Science fiction in film is --- and can be --- a lot of things, like a look at the intersection of politics, genre, and science as it pertains to what we imagine the future may be... or simply an escape from the drudgery of everyday life. 

Fantasia's annual International Science Fiction Short Film Showcase provides all of these things, and more, such as some lovely visuals and stories that make you think.

You can learn more about these shorts via Fantasia, with a live q&a at 7:10pm after the shorts air with the filmmakers via the Fantasia YouTube channel. 

Toto (Canada, 13 min.) Dir. Marco Baldonado

A sweet, heartwarming, and occasionally sad tale about a little Italian grandma who gets a robot (Toto) to help her with making pasta and other domestic chores... until her granddaughter updates it and it no longer has any memories. I'll just say that I loved this one, and it's likely to make you smile.

Your Last Day On Earth (Spain, 13 min.) Dir. Marc Martinez Jordán

Wow. This is what you can do with a little budget and a LOT of creative thinking. This short combines lo-fi filmmaking with time travel and lots of laughs. The word "ingenuity" comes to mind, and I'd love to see more from this filmmaker.

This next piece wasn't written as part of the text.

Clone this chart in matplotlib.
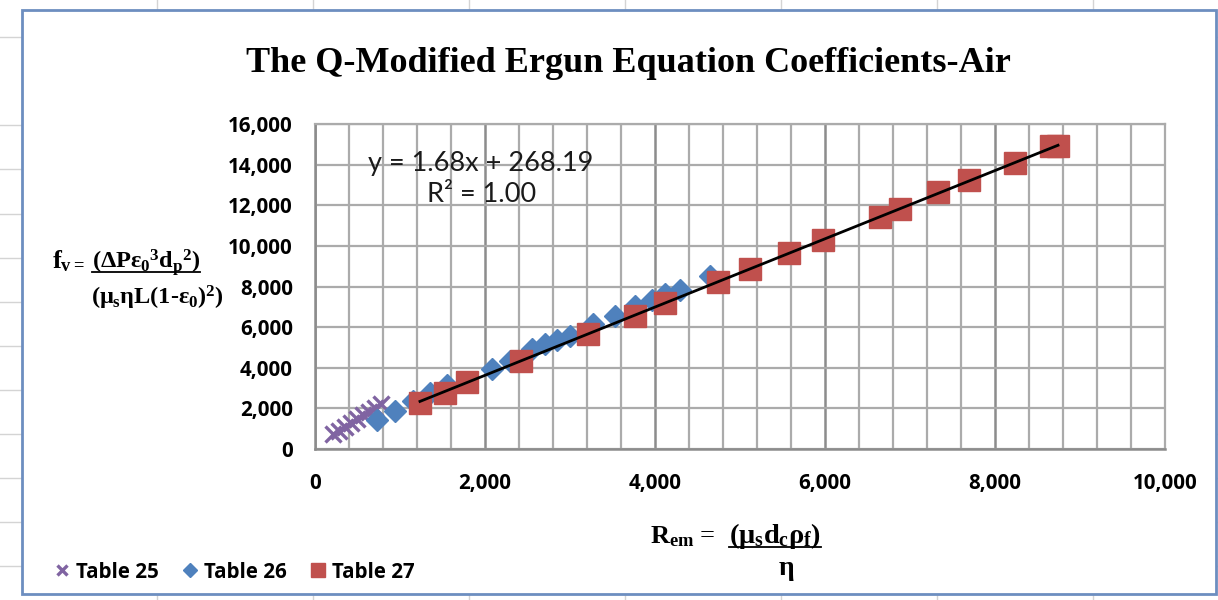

Doppelbanger (USA, 15 min.) Dir. Sofian Khan

This short combines a tough-as-nails woman programmer, robot doppelgangers for sale, forbidden robot sex work, and of course --- robot murder. A great concept with a detailed world and characters I'd like to see more of.

Swipe Up, Vivian! (USA, 14 min.) Dir. Hannah Welever

A hilarious tale of a wry woman who's just had enough of dystopia, and is convinced to try a dating/friend site. The characters here feel drawn from real life, particularly the lead. This funny short has a lot of relatability and warmth, as well as a prophetic sense.

Skywatch (USA, 11 min.) Dir. Colin Levy

You can see Levy's making-of on YouTube for Skywatch, including how he got Jude Law for the film. Really advanced filmmaking here reminiscent of Amblin, but with high-tech modernity. Levy is a talent to watch for sure.

Carementis (Australia, 15 min.) Dir. Antony Webb

An astronaut is stranded and critically injured; he tries to get back to his base. He can somehow communicate with the AI trying to help him, but not base. Light on story, but damn, it looks beautiful.

Fall Out (South Korea, 21 min.) Dir. Chung Jae-hoon

I love seeing science fiction (and genre) from other cultures and how they interpret it. This short was really well made and has a lot of realism in how people --- even neighbors --- will take each other down to survive, whether they're women or children. So well done with angst and survivalism that feels real.

Ligeia Marie (Germany, 29 min.) Dir. Adam Zimny

Another film very light on story, but mostly looks pretty good. For a short this long, I expected it to be amazing, but it felt like a TV episode with some stock characters and a rehash that we've seen many times before regarding AI/androids in science fiction cinema.